The Data Protection Act 2018 (the “DPA”) was assented to by the Parliament on 3rd August 2018 and is currently on notice. As the first local statutory enactment focused solely on protection of personal data it is without doubt a critical piece of legislation.
In particular, pertaining to data subjects, who are aware of the DPA, there is excitement and this legal development seems to be a welcome one. For those who qualify as data controllers and data processors for purposes of the DPA, like any new legislation, a number of companies have anxiously called upon their legal, human resources and compliance departments to ensure compliance with the DPA when it eventually comes into effect.
One may ask, what does the DPA mean to the data subject or to people processing personal data? This is the million-dollar question that we will try to answer in this introductory article to the DPA.
All data subjects should at minimum know and understand the DPA requirements on how their personal data, either being general or sensitive, should be processed and what their rights are in relation to the processing of that data. In terms of the DPA, data subjects have the following rights; the right of access to personal data through subject access requests, the right to correct inaccurate personal data, the right in certain cases to have personal data erased, the right to object to the processing of data for certain purposes and the right to obtain a copy of the personal data in the possession of a data processor or a data controller, as the case may be.
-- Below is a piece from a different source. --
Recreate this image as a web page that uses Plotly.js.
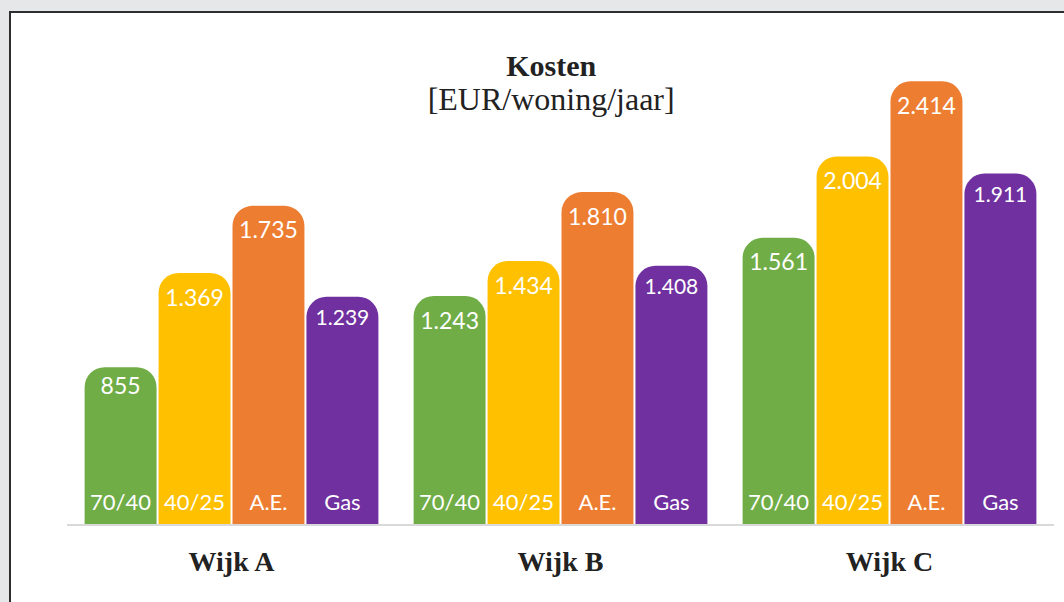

For people and entities processing personal data, personal data must be processed in accordance with the processing principles as specified in the DPA. The principles of data processing provide that personal data must be processed lawfully, transparently and fairly. Data should be collected only for specific legitimate purposes and limited to what is necessary, relevant and accurate. The data should be kept up to date, stored only for as long as is necessary and with appropriate security.
Each person or entity that processes personal data should have a lawful basis for processing that data. Personal data shall be processed on freely given, specific and informed consent of the data subject. Alternatively, it should be processed when it is necessary for the conclusion of a contract to which the data subject is a party or for the protection of the vital interests of the individual, or for compliance with the legal obligations of a data controller under the DPA or processing is necessary for the public interest or the legitimate interest of an organisation.
The DPA carries severe penalties for non-compliance. The penalties are a combination of fines and a possibility of imprisonment. The minimum fine for non-compliance is BWP 20 000.00 with a maximum fine of BWP 1 million. Prison sentences range from a minimum of three years to a maximum of 12 years.
For all organisations based outside the European Union that offer goods or services to European Union residents or monitor their behaviour or process their personal data, in addition to complying with the requirements of the DPA, the processing of personal data of European Union residents will also be subject to the European Union General Data Protection Regulation (“GDPR”). The GDPR came into effect on 25th May 2018. Due to the heavy penalties under the GDPR non-compliance is not an option.
Food for thought – will you be compliant with the requirements of the DPA when it comes into effect and are you compliant with the GDPR, if applicable? We are compliant and hope you are as you won’t have time to start preparing for compliance once the DPA comes into effect, you will already be in breach or you might already be in breach!